- Born: November 15, 1958
- Died: February 25, 2020 (aged 61)
- Occupation: Video game developer
- Known for: Konami Code

= Kazuhisa Hashimoto =

Japanese video game developer (1958–2020)

Kazuhisa Hashimoto (橋本和久, Hashimoto Kazuhisa) was a Japanese video game developer, best known for having created the Konami Code, a cheat code used in numerous video games typically granting the player extra lives or other benefits, and which has become often used as an Easter egg in popular culture.

==Career==
Hashimoto joined Konami along with several other recent college graduates in 1981. At the time, Konami was focused on coin-operated (coin-op) products such as medal games, and Hashimoto started by helping to develop the circuit boards for these games. Konami expanded over the next few years into arcade games with successful games like Scramble and Super Cobra, and later into bringing these games into versions for the Nintendo Entertainment System (NES). According to Hashimoto, the company's focus at the time still remained the coin-op machines, with experienced staff assigned to that area of the business. The newer hires were pushed off onto development of the video game side of Konami with little formal training or instruction. Once the Super Nintendo Entertainment System (SNES) had arrived in 1990, Konami had brought in experienced video game developers and helped establish more rigor to the development process.

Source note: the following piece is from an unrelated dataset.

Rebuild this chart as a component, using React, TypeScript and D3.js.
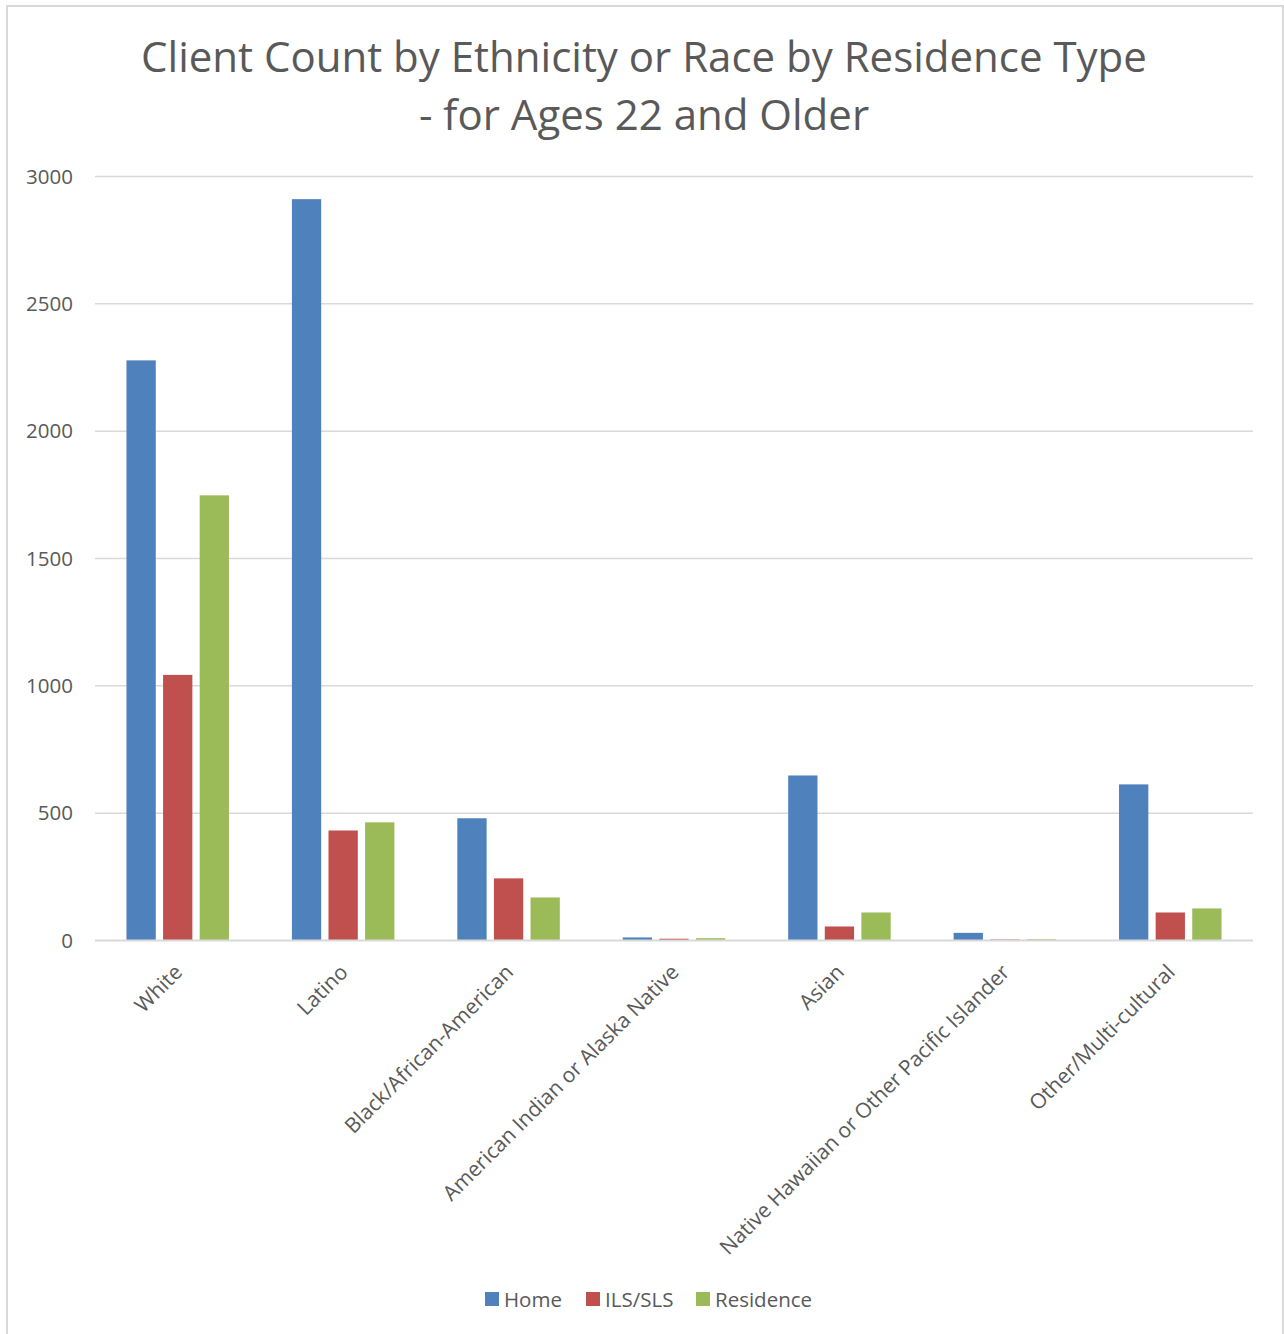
import React from "react";
import * as d3 from "d3";

// Client counts by ethnicity/race, grouped by residence type
const categories = [
  "White",
  "Latino",
  "Black/African-American",
  "American Indian or Alaska Native",
  "Asian",
  "Native Hawaiian or Other Pacific Islander",
  "Other/Multi-cultural",
];
const seriesNames = ["Home", "ILS/SLS", "Residence"];
const homeValues = [2278, 2911, 480, 12, 648, 30, 613];
const ilsValues = [1043, 432, 244, 7, 55, 4, 110];
const residenceValues = [1748, 464, 169, 9, 110, 5, 126];
const yTicks = [0, 500, 1000, 1500, 2000, 2500, 3000];
const titleLines = [
  "Client Count by Ethnicity or Race by Residence Type",
  "- for Ages 22 and Older",
];

const colors = ["#4F81BD", "#C0504D", "#9BBB59"];
const textColor = "#595959";
const gridColor = "#D9D9D9";
const font = "'Open Sans', Lato, sans-serif";

const W = 1284;
const H = 1334;
const plot = { left: 95, right: 1253, top: 176.5, bottom: 940.5 };

export default function App() {
  const series = [homeValues, ilsValues, residenceValues];

  const x0 = d3
    .scaleBand<string>()
    .domain(categories)
    .range([plot.left, plot.right])
    .paddingInner(0)
    .paddingOuter(0);

  // Bars sit in the middle of each band with gaps between them
  const barW = 29.3;
  const barGap = 7.3;
  const groupW = barW * 3 + barGap * 2;

  const y = d3.scaleLinear().domain([0, 3000]).range([plot.bottom, plot.top]);

  const legendX = [485, 586, 696];

  return (
    <div style={{ position: "absolute", left: 0, top: 0 }}>
      <svg width={W} height={H} style={{ display: "block", background: "#fff" }}>
        <rect x={7} y={6} width={1276} height={1340} fill="#fff" stroke={gridColor} strokeWidth={2} />

        {titleLines.map((t, i) => (
          <text
            key={t}
            x={644}
            y={72 + i * 58}
            textAnchor="middle"
            fontFamily={font}
            fontSize={42}
            fill={textColor}
          >
            {t}
          </text>
        ))}

        {yTicks.map((v) => (
          <g key={v}>
            {v !== 0 && (
              <line x1={plot.left} x2={plot.right} y1={y(v)} y2={y(v)} stroke={gridColor} strokeWidth={1.5} />
            )}
            <text
              x={73}
              y={y(v)}
              dy="0.35em"
              textAnchor="end"
              fontFamily={font}
              fontSize={20.5}
              fill={textColor}
            >
              {v}
            </text>
          </g>
        ))}

        {categories.map((c, ci) => {
          const cx = (x0(c) as number) + x0.bandwidth() / 2;
          const start = cx - groupW / 2;
          return (
            <g key={c}>
              {series.map((vals, si) => (
                <rect
                  key={si}
                  x={start + si * (barW + barGap)}
                  y={y(vals[ci])}
                  width={barW}
                  height={plot.bottom - y(vals[ci])}
                  fill={colors[si]}
                />
              ))}
            </g>
          );
        })}

        <line x1={plot.left} x2={plot.right} y1={plot.bottom} y2={plot.bottom} stroke={gridColor} strokeWidth={2} />

        {categories.map((c) => {
          const cx = (x0(c) as number) + x0.bandwidth() / 2;
          return (
            <text
              key={c}
              transform={`translate(${cx + 6},${plot.bottom + 33}) rotate(-45)`}
              textAnchor="end"
              fontFamily={font}
              fontSize={21}
              fill={textColor}
            >
              {c}
            </text>
          );
        })}

        {seriesNames.map((n, i) => (
          <g key={n}>
            <rect x={legendX[i]} y={1292} width={14} height={14} fill={colors[i]} />
            <text x={legendX[i] + 19} y={1306.5} fontFamily={font} fontSize={20.5} fill={textColor}>
              {n}
            </text>
          </g>
        ))}
      </svg>
    </div>
  );
}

One of the first NES games Hashimoto worked on was the conversion of Track & Field, a project that took six months between himself and another programmer. He later came back to the game to help design a special controller to use for the game as players reported it painful to use the standard NES controller. Gradius was also a port of an arcade game they were ordered to make, which took Hashimoto and three others less than six months to complete. Other games Hashimoto had developed at Konami included The Goonies for NES, and The Legend of the Mystical Ninja.

Hashimoto continued to work at Konami through the rest of his life and has credits on at least nine games. Among other titles he worked on included the International Superstar Soccer series. He was also the executive vice president of Star Online.

Hashimoto died on February 25, 2020, as reported by both Konami and by Hashimoto's friend Yuji Takenouchi.

==Konami Code==

The button press sequence of the Konami Code

Hashimoto is most widely recognized as the creator of the Konami Code. Hashimoto had inadvertently created it while bringing the arcade version of Gradius to the NES in 1986. Hashimoto knew the arcade version of the game was hard and he would likely not finish it, so he added a sequence of button presses that he could easily remember that gave the ship he controlled in the game the full range of power-ups so that he could easily complete the game for in-house testing purposes. He had intended to remove the programming code for that sequence before the game was shipped, but the game had shipped with the code included. Some players of Gradius had discovered Hashimoto's sequence and reported it back to Konami, and it became popular to use Hashimoto's sequence in future Konami titles by other developers. Larger public awareness of this Konami code came with the worldwide popularity of Contra in 1988, in which entering the code gave the player additional lives. Since then, the Konami code is not only used across other video games from other developers and publishers in similar manners, but as Easter eggs in other forms of media.